Comment avez-vous développé ce concept ?

J'ai d'abord commencé à travailler sur le concept de KtbDarija seul puis en 2009, un de mes amis, Nassim Regragui s'est joint à moi car il étudiait la linguistique. Nous avons fait des recherches ensemble et avons réalisé que nous devions mettre au point un outil pour les personnes analphabètes afin qu’elles apprennent à lire et écrire l'arabe marocain en seulement deux semaines. Nous avons travaillé sur la structure d'un langage constructif dont chaque son équivaut à une seule lettre. C'était pour nous le moyen le plus simple d'apprendre une langue.
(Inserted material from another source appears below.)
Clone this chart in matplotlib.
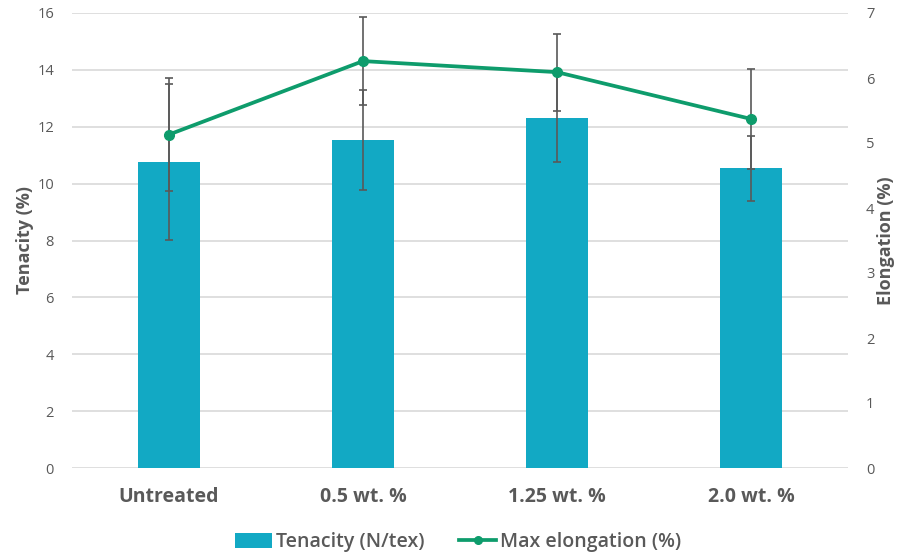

Nous avons donc pris des lettres qui existent déjà et enrichi l'alphabet en arabe, ainsi que des lettres qui n’existent ni en français ni en arabe classique.

A quels défis avez-vous été confrontés au début ?

Lorsque nous avons commencé à promouvoir KtbDarija, les gens ont eu du mal à croire que la darija est en fait une langue et non un dialecte aléatoire. Ils pensent qu'il n'y a pas de règles, ce qui n’est pas vrai. Au Maroc, nous nous efforçons de nous comprendre et de communiquer avec la darija. Les choses ont changé aujourd'hui car la darija est utilisée dans les publicités et les émissions de télévision.

Avez-vous travaillé sur l’élaboration d'une base de données pour les règles arabes marocaines ?

Oui, nous avons essayé de le faire en travaillant sur la grammaire de la darija. Nous avons également essayé de créer un dictionnaire, mais nous avons été contraints d’abandonner certains de ces projets parce qu'aucun d'entre nous n'était au Maroc. Dans l'ensemble, nous nous sommes concentrés sur l'aspect phonologique et l'écriture de la darija.

Est-ce le fait d’être loin de chez vous qui vous a incité à penser à une telle initiative ?

Être loin du Maroc m'a aidé parce que j'étais loin de chez moi. Il ne s'agit pas seulement de la langue, mais aussi de l'histoire de mon pays.

Pensez-vous que KtbDarija aidera les Marocains installés à l'étranger à apprendre la langue de leurs parents ?

Notre projet a trois objectifs majeurs, comme je l'ai mentionné : il vise à aider les personnes et les enfants analphabètes à apprendre à lire et à écrire, et a également pour but de faire lire et écrire la langue de leurs parents aux Canadiens d'origine marocaine. KtbDarija leur donne la possibilité d'écrire la darija en utilisant des lettres latines car le premier obstacle que vous rencontrez lors de l'apprentissage d'une langue, c’est la mémorisation de l’alphabet et des sons. Si nous leur donnons une façon d'apprendre et d'écrire l'arabe avec des lettres qu'ils connaissent déjà, il devrait leur être plus facile de l’acquérir.

Quels sont les plans futurs de KtbDarija ?

Nous allons bientôt commencer à donner des cours de darija ici au Canada pour les personnes originaires du Maroc et pour ceux qui veulent visiter le pays et connaître la culture. Nous avons aussi commencé à mettre au point un clavier mais il n'est pas encore terminé, des ajustements doivent y être apportés.